Filmed in Hawaii in November 1968 and featuring mostly local LDS Church members, the film was directed by Wetzel O. ("Judge") Whitaker, then head of the Brigham Young University's Department of Motion Picture Production. Whitaker stated that "the setting is mythical to give it universal appeal" and the village set was constructed by two BYU (then Church College of Hawaii) students, Tuione Pulotu and Vuna Fa, to not be identifiable as belonging to any particular island group. LaMar Williams, head of the audio-visual section of the LDS Church Missionary Department, commented that "The Church is only mentioned in the production credits so it is a film that could be put on coast to coast television."

==Influence and remake==
The film is licensed by Covenant Communications, and is sold on DVD by Brigham Young University's Creative Works Office.

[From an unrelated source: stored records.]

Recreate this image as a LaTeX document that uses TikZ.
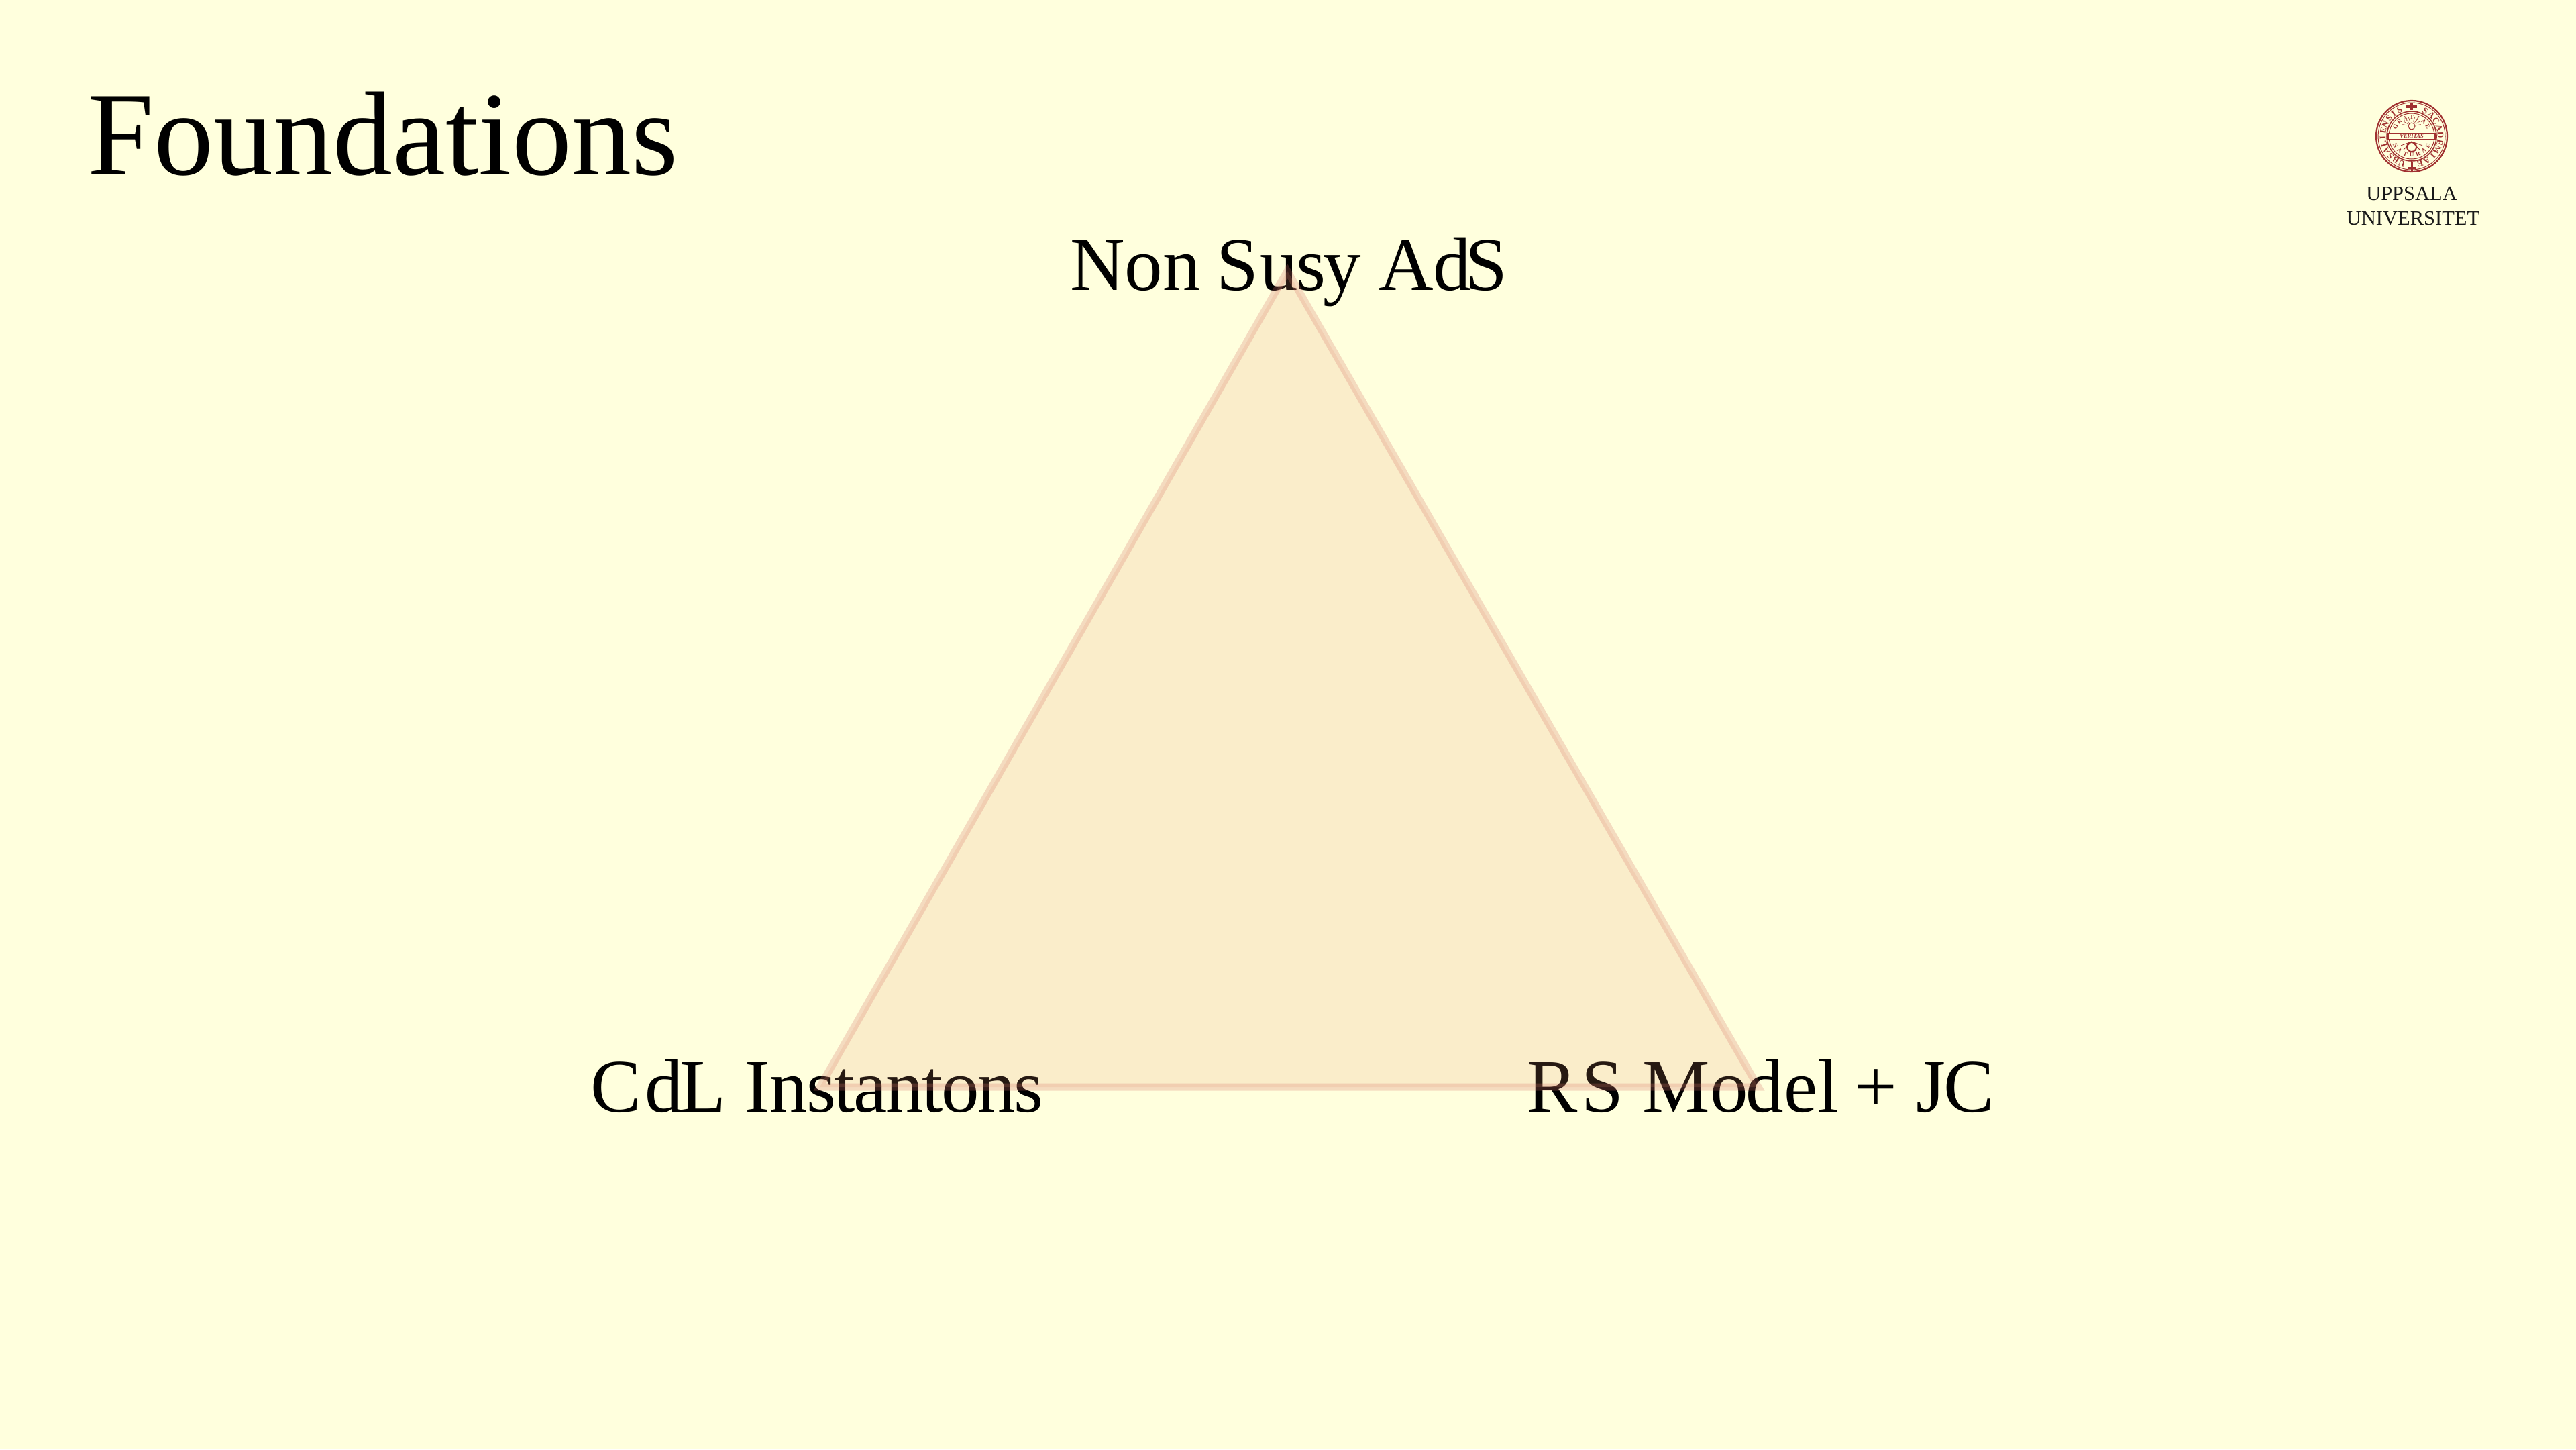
\documentclass[tikz,border=0pt]{standalone}
\usepackage{fontspec}
\setmainfont{Liberation Serif}
\definecolor{bgcol}{RGB}{255,255,221}
\definecolor{triedge}{RGB}{215,115,105}
\definecolor{trifill}{RGB}{230,150,110}
\definecolor{sealcol}{RGB}{160,48,48}
\tikzset{
  x=1pt,y=-1pt,
  title/.style={inner sep=0pt,anchor=base west,font=\fontsize{178}{178}\selectfont,text=black},
  label/.style={inner sep=0pt,anchor=base west,font=\fontsize{113}{113}\selectfont,text=black},
  logotext/.style={inner sep=0pt,anchor=base,font=\fontsize{30.5}{30.5}\selectfont,text=black!90},
  triangle/.style={fill=trifill,fill opacity=0.17,draw=none},
  triangleedge/.style={draw=triedge,draw opacity=0.25,line width=11pt,line join=miter},
  sealline/.style={draw=sealcol},
  sealglyph/.style={inner sep=0pt,text=sealcol,font=\fontsize{#1}{#1}\selectfont\bfseries}
}
\begin{document}
\begin{tikzpicture}
\useasboundingbox (0,0) rectangle (3840,2160);
\fill[bgcol] (0,0) rectangle (3840,2160);
\node[title] (title) at (130,260) {Foundations};
\node[label] (top) at (1595,432) {Non\kern-4pt\ S\kern2pt{\addfontfeature{LetterSpace=-3}usy}\kern-2pt\ Ad\kern-9pt S};
\node[label] (left) at (880,1657) {C\kern6pt d\kern-5pt L I{\addfontfeature{LetterSpace=-2.2}nstantons}};
\node[label] (right) at (2276,1657) {R\kern6pt S Mo\kern-3pt del\kern-4pt\ + J\kern-3pt C};
\coordinate (A) at (1919,404);
\coordinate (B) at (1222,1620);
\coordinate (C) at (2621,1620);
\fill[triangle] (A) -- (B) -- (C) -- cycle;
\draw[triangleedge] (A) -- (B) -- (C) -- cycle;
% logo
\begin{scope}[shift={(3595,203)},y=1pt]
 \draw[sealline,line width=2.2pt] (0,0) circle (53);
 \draw[sealline,line width=1pt] (0,0) circle (50);
 \draw[sealline,line width=1.6pt] (0,0) circle (37);
 \draw[sealline,line width=1pt] (0,0) circle (34);
 % outer legend, clockwise from the bottom
 \foreach \ch [count=\i] in {U,B,S,A,L,I,E,N,S,I,S}
   {\pgfmathsetmacro{\ang}{250-(\i-1)*13.5}
    \node[sealglyph=13,rotate=\ang-90] (oa\i) at (\ang:43) {\ch};}
 \foreach \ch [count=\i] in {S,A,C,A,D,E,M,I,A,E}
   {\pgfmathsetmacro{\ang}{62-(\i-1)*15}
    \node[sealglyph=13,rotate=\ang-90] (ob\i) at (\ang:43) {\ch};}
 % inner legends
 \foreach \ch [count=\i] in {G,R,A,T,I,A,E}
   {\pgfmathsetmacro{\ang}{150-(\i-1)*20}
    \node[sealglyph=9,rotate=\ang-90] (ga\i) at (\ang:28) {\ch};}
 \foreach \ch [count=\i] in {N,A,T,U,R,A,E}
   {\pgfmathsetmacro{\ang}{210+(\i-1)*20}
    \node[sealglyph=9,rotate=\ang+90] (na\i) at (\ang:28) {\ch};}
 \draw[sealline,line width=1.4pt,fill=bgcol] (-35,-4.5) rectangle (35,4.5);
 \node[sealglyph=8.5] (veritas) at (0,0) {\itshape VERITAS};
 \draw[sealline,line width=1pt] (0,15) circle (5);
 \foreach \a in {10,30,...,170}{\draw[sealline,line width=.6pt] (0,15) ++(\a:7) -- ++(\a:7);}
 \draw[sealline,line width=2pt] (0,-16) circle (7);
 \foreach \a in {200,225,315,340}{\draw[sealline,line width=.8pt] (0,-8) -- ++(\a:17);}
 \draw[sealline,line width=3.5pt] (-8,44) -- (8,44) (0,39) -- (0,50);
 \draw[sealline,line width=3pt] (-6,-47) -- (6,-47) (0,-38) -- (0,-52);
\end{scope}
\node[logotext] (upp) at (3595,298) {UPPSALA};
\node[logotext] (uni) at (3597,335) {UNIVERSITET};
\end{tikzpicture}
\end{document}
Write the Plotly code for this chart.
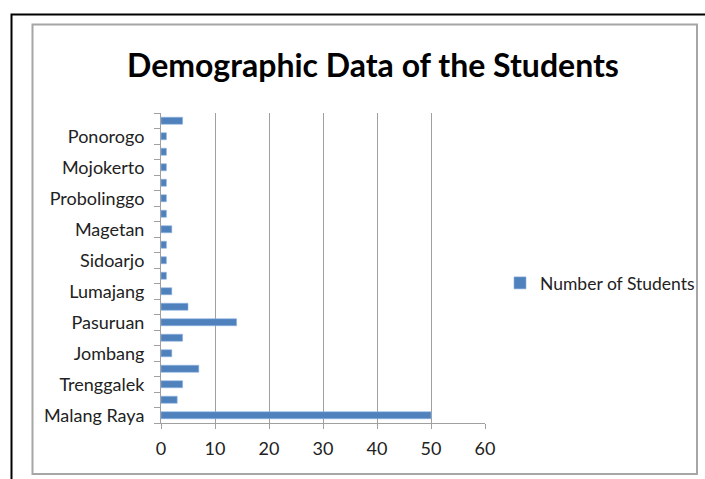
import plotly.graph_objects as go

# Categories bottom to top (every other label shown in the reference)
regions = ["Malang Raya", "Blitar", "Trenggalek", "Kediri", "Jombang", "Surabaya",
           "Pasuruan", "Jember", "Lumajang", "Banyuwangi", "Sidoarjo", "Madiun",
           "Magetan", "Tulungagung", "Probolinggo", "Gresik", "Mojokerto", "Lamongan",
           "Ponorogo", "Other"]
students = [50, 3, 4, 7, 2, 4, 14, 5, 2, 1, 1, 1, 2, 1, 1, 1, 1, 1, 1, 4]
shown_labels = [r if i % 2 == 0 else "" for i, r in enumerate(regions)]
x_ticks = [0, 10, 20, 30, 40, 50, 60]

FONT = "Lato, Carlito, Calibri, sans-serif"

fig = go.Figure(go.Bar(
    y=regions, x=students, orientation="h", name="Number of Students",
    marker=dict(color="#4F81BD", line=dict(color="#8EB4E3", width=0.6)),
    width=0.45,
))

L, R, T, B = 161, 485, 113, 423
W = R - L
H = B - T
def px(x): return (x - L) / W
def py(y): return (B - y) / H

fig.update_layout(
    width=705, height=479,
    margin=dict(l=L, r=705 - R, t=T, b=479 - B, autoexpand=False),
    paper_bgcolor="white", plot_bgcolor="white",
    title=dict(text="<b>Demographic Data of the Students</b>", x=373 / 705, xanchor="center",
               y=1 - 66 / 479, yanchor="middle",
               font=dict(family=FONT, size=32, color="black")),
    showlegend=True,
    legend=dict(xref="container", yref="container", x=500 / 705, y=1 - 283 / 479,
                xanchor="left", yanchor="middle", itemwidth=30,
                font=dict(family=FONT, size=17.5, color="#222"), bgcolor="rgba(0,0,0,0)"),
    xaxis=dict(range=[0, 60], tickvals=x_ticks, showgrid=True, gridcolor="#a0a0a0", gridwidth=1,
               zeroline=False, showline=True, linecolor="#a0a0a0", linewidth=1, automargin=False,
               ticks="outside", ticklen=5, tickcolor="#a0a0a0", ticklabelstandoff=4,
               tickfont=dict(family=FONT, size=18, color="#222")),
    yaxis=dict(type="category", categoryorder="array", categoryarray=regions,
               tickvals=regions, ticktext=shown_labels, tickson="boundaries", automargin=False,
               showline=True, linecolor="#a0a0a0", linewidth=1, showgrid=False,
               ticks="outside", ticklen=6, tickcolor="#a0a0a0", ticklabelstandoff=12,
               tickfont=dict(family=FONT, size=18, color="#222"),
               range=[-0.5, len(regions) - 0.5]),
    shapes=[
        dict(type="rect", xref="paper", yref="paper", x0=px(11.5), x1=px(720), y0=py(495), y1=py(14.5),
             line=dict(color="black", width=2), layer="below"),
        dict(type="rect", xref="paper", yref="paper", x0=px(32.5), x1=px(697), y0=py(474), y1=py(24.5),
             line=dict(color="#a6a6a6", width=2), layer="below"),
    ],
)

fig.write_html("out.html", config={"displayModeBar": False},
               post_script="document.body.style.margin='0';")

The 1993 book Hana, the No-Cow Wife continues the story and shows its effect on another, somewhat prideful young woman.

In the summer of 2001, the Salt Lake Acting Company staged a live parody performance of Johnny Lingo as that year's episode of their annual theatrical spoof series Saturday's Voyeur. The act was titled Mahana, You Ugly.

A 2003 remake of this film called The Legend of Johnny Lingo was directed by Steven Ramirez and financed by the Utah-based Tahitian Noni International.

==Criticism==
Johnny Lingo has been criticized as having strong elements of sexism and colonialism. The film has been criticized for "[hinging] on the idea that a woman’s self-esteem is based on the price she commands in a financial transaction between men, not on any internal sense of who she is." Rather than being recognized as “industrious”, or any other personal characteristic, Lingo notes, after he has paid eight cows for Mahana, "she now knows, she is worth more than any other woman on the island". Writer Holly Welker comments further, “[the movie] does not view the buying and selling of women as property as essentially or inherently wrong.”